Container platforms are the new kid on the coding block. They are the latest iteration in programming architecture and generally considered to be among the most innovative and efficient, to date. Containers are simple, lightweight, portable, and agile — but are they secure?
The container platform’s alleged lack of maturity coupled with its rapid adoption has raised security concerns. According to Red Hat, a secure container is dependent on three factors.
- Securing the container itself and the application it hosts
- Securing the deployment environment and infrastructure
- Integrating enterprise security tools and meeting/enhancing existing security policies
What steps should be taken to secure containers?
Container platforms as an architecture may be new, but the concepts that run it are not. Security standards and policies on those concepts have long been established. In cybersecurity, the strength of the chain is the weakest link. Let’s start with the containerized application itself. On the topmost app layer, it contains the code of what the container does; due to its lightweight architecture, the persistent storage (function) is (normally) on the cloud. Encryption and authentication standards have long been set on how to interface with an offsite database.
Containers also have a dependency layer to reduce the code necessary to run the container. The libraries which the container code depends upon may be insecure or outdated. There are also coding standards to mitigate this risk.

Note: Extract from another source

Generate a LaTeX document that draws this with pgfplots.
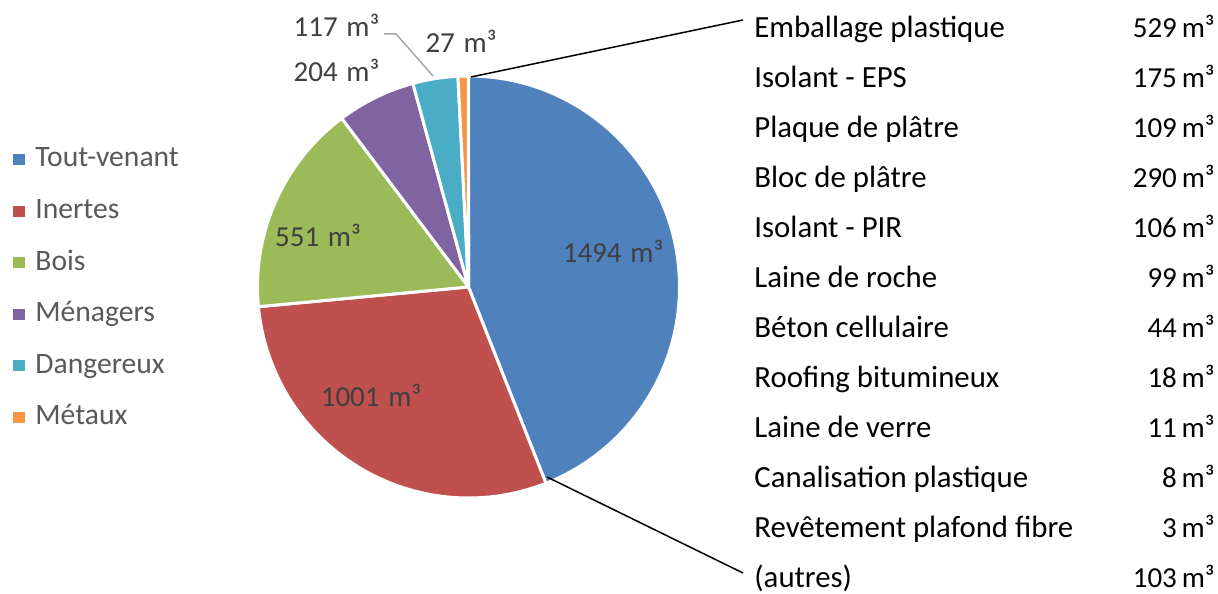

What are the potential risks to the environment and infrastructure?
Container platforms are an evolution of the virtual machine. They are designed to be cloud-native and work in a virtualized environment. But cloud computing is run on server clusters that may be based on various locations.
For example, public cloud servers are maintained by third-party companies and have their own policies that may operate differently from your desired configuration.
In fairness to them, having those “third-party” companies handle your cloud infrastructure is not necessarily a bad thing. Many of those companies are the biggest IT companies in the world such as Microsoft, Amazon, Google, Alibaba, IBM, Oracle, Salesforce, etc. They run their own multi-billion dollar operations in those servers concurrently with yours. So you can expect them to take really good care of their infrastructure, and yours with it.
These big companies can afford the best technical talent, tools, and security teams in the world. It is a matter of you choosing the right vendor for your needs.
There is a risk of the environment changing outside your control. However, because containers are portable, expect minimum or zero impact on your system. It wouldn’t hurt to coordinate with their support channels to optimize your configurations in-line with their policies.
Integrating enterprise-level security in your containers
Containers are lightweight. By definition, that means they have fewer lines of code (as opposed to the millions of lines of code that behemoth systems of the past had). They rarely have internal cybersecurity checks.
That’s because container goals (speed, portability, and agility) are not aligned with security goals. It took a while before container-specific security tools were developed and matured.
We have gotten to a point where there are enterprise-level container-specific security tools available in the market to search and monitor for vulnerabilities of container-based systems.
Companies simply would have to use them and comply with the latest security standards, just like everyone else.
Why use secure containers?
It is a given to protect your system against hackers. You lock the door to your house, your car, some people lock their phones. Why not lock your business from people with malicious intent?
Containers are new, but the infrastructure that supports it isn’t. Security protocols are in place (and updated) to protect it. Now that enterprise-level tools, conventions, and standards are available to protect containers, it is mandatory for IT departments to use and maximize them.